Hola me encargaron realizar un circuito en protoboard que contenga un transistor mosfet basado en el puente H, la verdad es que nose k rayos es eso, me gustaria k sugirieran el mayor numero de ideas de circuitos simples basados en eso, acepto todas las sugerencias y si no es molestia y pueden, me gustaria k incluyeran k materiales se necesitan... 


de antemano gracias


----------



## Fogonazo (Dic 3, 2007)

Sugerencia:
Busca información sobre puente "H" 
Como funciona ?
Para que sirve ?

Si te gusta la electronica es algo muy interesante y practico


----------



## jrcl (Feb 27, 2009)

Es justo el diagrama que estaba buscando, si desearia aplicarle PWM, alguien me podria decir q consideraciones debo tener, si es posible hacer PWM en ese circuito.
Salu2


----------



## Chico3001 (Feb 27, 2009)

Si se puede usar con PWM, pero si son cargas de alta potencia debes tener cuidado con los tiempos de apagado y encendido de los mosfets, ya que si la frecuencia es muy alta puede suceder que a uno de los mosfets no le de tiempo de apagarse cuando ya estes encendiendo el contrario lo que provocaria un corto momentaneo que puede dañar la fuente o alguno de los mosfets.... 

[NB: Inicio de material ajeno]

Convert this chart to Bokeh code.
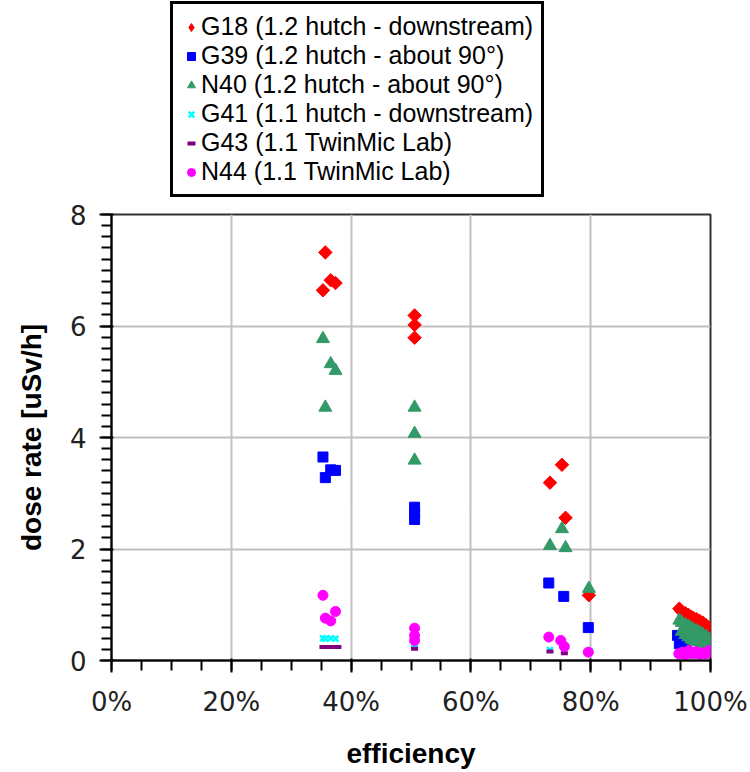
from bokeh.plotting import figure
from bokeh.layouts import column
from bokeh.models import Legend, LegendItem, NumeralTickFormatter, FixedTicker, Range1d
from bokeh.embed import file_html
from bokeh.resources import INLINE
import math

# ---- data (efficiency as fraction, dose rate in uSv/h) ----
g18_x = [0.353, 0.357, 0.366, 0.374, 0.506, 0.506, 0.506, 0.732, 0.752, 0.758, 0.797,
         0.948, 0.952, 0.958, 0.963, 0.968, 0.972, 0.977, 0.982, 0.987, 0.993, 0.998]
g18_y = [6.64, 7.32, 6.82, 6.77, 6.19, 6.02, 5.79, 3.19, 3.51, 2.56, 1.17,
         0.93, 0.88, 0.85, 0.82, 0.78, 0.76, 0.74, 0.71, 0.68, 0.63, 0.58]

g39_x = [0.353, 0.357, 0.366, 0.374, 0.506, 0.506, 0.506, 0.730, 0.755, 0.796,
         0.945, 0.948, 0.953, 0.960, 0.998, 0.998]
g39_y = [3.65, 3.28, 3.42, 3.41, 2.75, 2.64, 2.53, 1.39, 1.15, 0.59,
         0.45, 0.30, 0.25, 0.20, 0.33, 0.22]

n40_x = [0.353, 0.357, 0.366, 0.374, 0.506, 0.506, 0.506, 0.732, 0.752, 0.758, 0.797,
         0.948, 0.952, 0.958, 0.963, 0.968, 0.972, 0.977, 0.982, 0.987, 0.993, 0.998,
         0.952, 0.958, 0.963, 0.968, 0.972, 0.977, 0.982, 0.987, 0.993, 0.998]
n40_y = [5.77, 4.54, 5.32, 5.20, 4.54, 4.07, 3.59, 2.06, 2.36, 2.02, 1.29,
         0.72, 0.68, 0.64, 0.61, 0.58, 0.55, 0.53, 0.50, 0.47, 0.43, 0.38,
         0.52, 0.46, 0.42, 0.38, 0.36, 0.34, 0.33, 0.31, 0.30, 0.28]

g41_x = [0.353, 0.357, 0.366, 0.374, 0.506, 0.506, 0.506, 0.732, 0.756, 0.799,
         0.950, 0.960, 0.970, 0.980, 0.990]
g41_y = [0.40, 0.39, 0.40, 0.39, 0.30, 0.28, 0.26, 0.19, 0.17, 0.17,
         0.10, 0.11, 0.10, 0.09, 0.10]

g43_x = [0.353, 0.361, 0.370, 0.378, 0.506, 0.732, 0.756,
         0.950, 0.960, 0.970, 0.980, 0.990]
g43_y = [0.24, 0.24, 0.24, 0.24, 0.21, 0.16, 0.13,
         0.07, 0.08, 0.07, 0.08, 0.07]

n44_x = [0.353, 0.357, 0.366, 0.374, 0.506, 0.506, 0.506, 0.730, 0.750, 0.756, 0.796,
         0.947, 0.953, 0.958, 0.964, 0.970, 0.976, 0.982, 0.988, 0.993, 0.998]
n44_y = [1.17, 0.76, 0.71, 0.88, 0.58, 0.45, 0.36, 0.42, 0.36, 0.25, 0.15,
         0.12, 0.15, 0.10, 0.18, 0.13, 0.16, 0.11, 0.14, 0.12, 0.18]

series_names = ["G18 (1.2 hutch - downstream)", "G39 (1.2 hutch - about 90°)",
                "N40 (1.2 hutch - about 90°)", "G41 (1.1 hutch - downstream)",
                "G43 (1.1 TwinMic Lab)", "N44 (1.1 TwinMic Lab)"]

x_major = [0, 0.2, 0.4, 0.6, 0.8, 1.0]
x_minor = [i / 20 for i in range(21)]
y_major = [0, 2, 4, 6, 8]
y_minor = [i / 5 for i in range(41)]

styles = [
    dict(marker="square", angle=math.pi / 4, size=9.5, fill_color="#ff0000", line_color="#ff0000", line_width=1),
    dict(marker="square", size=10, fill_color="#0000ff", line_color="#0000ff", line_width=1),
    dict(marker="triangle", size=13, fill_color="#339966", line_color="#339966", line_width=1),
    dict(marker="x", size=8, line_color="#00ffff", line_width=2.5),
    dict(marker="dash", size=7, line_color="#800080", line_width=4),
    dict(marker="circle", size=10, fill_color="#ff00ff", line_color="#ff00ff", line_width=1),
]
legend_styles = [dict(st) for st in styles]
legend_styles[0] = dict(marker="diamond", angle=math.pi / 2, fill_color="#ff0000",
                        line_color="#ff0000", line_width=1)
xs = [g18_x, g39_x, n40_x, g41_x, g43_x, n44_x]
ys = [g18_y, g39_y, n40_y, g41_y, g43_y, n44_y]

# ---- main plot ----
p = figure(frame_width=599, frame_height=446,
           min_border_left=111, min_border_right=40,
           min_border_top=14, min_border_bottom=112,
           x_range=Range1d(0, 1), y_range=Range1d(0, 8),
           output_backend="svg", toolbar_location=None)

p.background_fill_color = "white"
p.border_fill_color = "white"
p.outline_line_color = "#333333"
p.outline_line_width = 2

for ax in (p.xaxis[0], p.yaxis[0]):
    ax.axis_line_color = "black"
    ax.axis_line_width = 2
    ax.major_tick_line_color = "black"
    ax.major_tick_line_width = 2
    ax.minor_tick_line_color = "black"
    ax.minor_tick_line_width = 2
    ax.major_tick_out = 12
    ax.major_tick_in = 2
    ax.minor_tick_out = 10
    ax.minor_tick_in = 0
    ax.major_label_text_font = "DejaVu Sans"
    ax.major_label_text_font_size = "26px"
    ax.major_label_text_color = "#222222"
    ax.axis_label_text_font = "Liberation Sans"
    ax.axis_label_text_font_style = "bold"
    ax.axis_label_text_font_size = "28px"
    ax.axis_label_text_color = "black"

p.xaxis[0].ticker = FixedTicker(ticks=x_major, minor_ticks=x_minor)
p.yaxis[0].ticker = FixedTicker(ticks=y_major, minor_ticks=y_minor)
p.xaxis[0].formatter = NumeralTickFormatter(format="0%")
p.xaxis[0].axis_label = "efficiency"
p.yaxis[0].axis_label = "dose rate [uSv/h]"
p.xaxis[0].major_label_standoff = 14
p.xaxis[0].axis_label_standoff = 18
p.yaxis[0].major_label_standoff = 13
p.yaxis[0].axis_label_standoff = 20

p.xgrid.grid_line_color = "#c0c0c0"
p.xgrid.grid_line_width = 2
p.ygrid.grid_line_color = "#c0c0c0"
p.ygrid.grid_line_width = 2

for x, y, st in zip(xs, ys, styles):
    p.scatter(x, y, **st)

# ---- legend panel (separate strip above the plot) ----
lg = figure(frame_width=750, frame_height=200, min_border=0,
            x_range=Range1d(0, 1), y_range=Range1d(0, 1),
            x_axis_type=None, y_axis_type=None,
            output_backend="svg", toolbar_location=None)
lg.outline_line_color = None
lg.xgrid.visible = False
lg.ygrid.visible = False
lg.background_fill_color = "white"
lg.border_fill_color = "white"

items = []
for name, st in zip(series_names, legend_styles):
    r = lg.scatter([-10], [-10], **st)
    items.append(LegendItem(label=name, renderers=[r]))

legend = Legend(items=items, location=(170, 3))
legend.label_text_font = "Liberation Sans"
legend.label_text_font_size = "25px"
legend.label_text_color = "black"
legend.label_height = 26
legend.glyph_height = 20
legend.glyph_width = 20
legend.label_standoff = 0
legend.spacing = 0
legend.padding = 8
legend.margin = 0
legend.border_line_color = "black"
legend.border_line_alpha = 1.0
legend.border_line_width = 3
legend.background_fill_color = "white"
legend.background_fill_alpha = 1.0
lg.add_layout(legend, "center")

layout = column(lg, p, spacing=0)
open("out.html", "w").write(file_html(layout, INLINE))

En algunas aplicaciones añaden tiempos "muertos" de algunos nanosegundos para evitar esta situacion, pero te digo que solo es importante para cuando estas usando potencias elevadas


----------



## LHYAZ (Feb 28, 2009)

Asi es, el PWM ocuparia el lugar de la fuente en este caso y funciona a la perfeccion.


----------



## jrcl (Feb 28, 2009)

Que tal amigos, agradesco mucho sus respuestas fue asi que me anime a armarlo pero antes de probarlo decidi simularlo, fue entonces que el simulador no me daba buena respuesta al PWM, no sabia si era el circuito o mi mala habilidad con el simulador, que de hecho se podria decir que soy un manitas, asi q decidi indagar un poco en la web, trasteando un poco por aqui y por alla encontre estas informaciónes:

http://www.national.com/an/AN/AN-558.pdf
http://homepage.ntlworld.com/sam.wane/H-bridge.jpg
http://robots-argentina.com.ar/MotorCC_PuenteH.htm

Especialmente el pdf en la pag11 fig22

Arme probe, cambie valores posiciones y no recuerdo que mas pero me canse y termine en esa foto que adjunte (puentito.png)
y las señales de salida estan en onda.png
encontre una señal no deseada en el gate del mosfet n desactivado (nosededondesale.png)

- El PWM solo pudo llegar a 100us de periodo si poniamos menos la salida se distorsionaba.
- Cuando activo en un sentido, aparece como un ruido en el mosfet N contrario, el q debiera estar desactivado, hize lo que pude para eliminarlo es por ello q le puse transistores para reducirlo un poco, porque cuando estaba con un sencillo divisor conectado a las compuertas la amplitud del ruido era mayor.

Seria de mucha ayuda que me brindaran sus comentarios para bien o para mal, me gustaria tambien que me hicieran correcciones porque lo hice empiricamente sin realizar calculos, solo viendo la respuesta del sim. Y si tienen un diagrama que les haya funcionado  seria excelente.

y sobre lo q dijo LHYAZ no la capte muy bien, como haria para q el PWM ocupe el lugar de la fuente.

Salu2 amigos


----------



## jrcl (Feb 28, 2009)

El verificador ortografico del foro es una pasada no me dejaba postear con mi jerga abreviada jajajjaja


----------



## Andres Cuenca (Mar 2, 2009)

jrcl dijo:
			
		

> El verificador ortografico del foro es una pasada no me dejaba postear con mi jerga abreviada jajajjaja



Recuerda que estamos en una comunidad internacional, por lo que si abrevias tus palabras muchos de nosotros no te entenderemos.

Saludos.


----------



## jrcl (Mar 2, 2009)

Gracias por el aviso Andres, ahora ya veo porque es necesaria esa herramienta.

Sobre el circuito creo que hay un error en el voltaje del gate el mosfet P segun su data no puede ser superior a +/- 20V., lo correjire y armare el circuito en protoboard para ver si rula, ya me imagino ver al circuito hechando humillo con ese habitual olor que solo se presenta cuando armo algo yo .


----------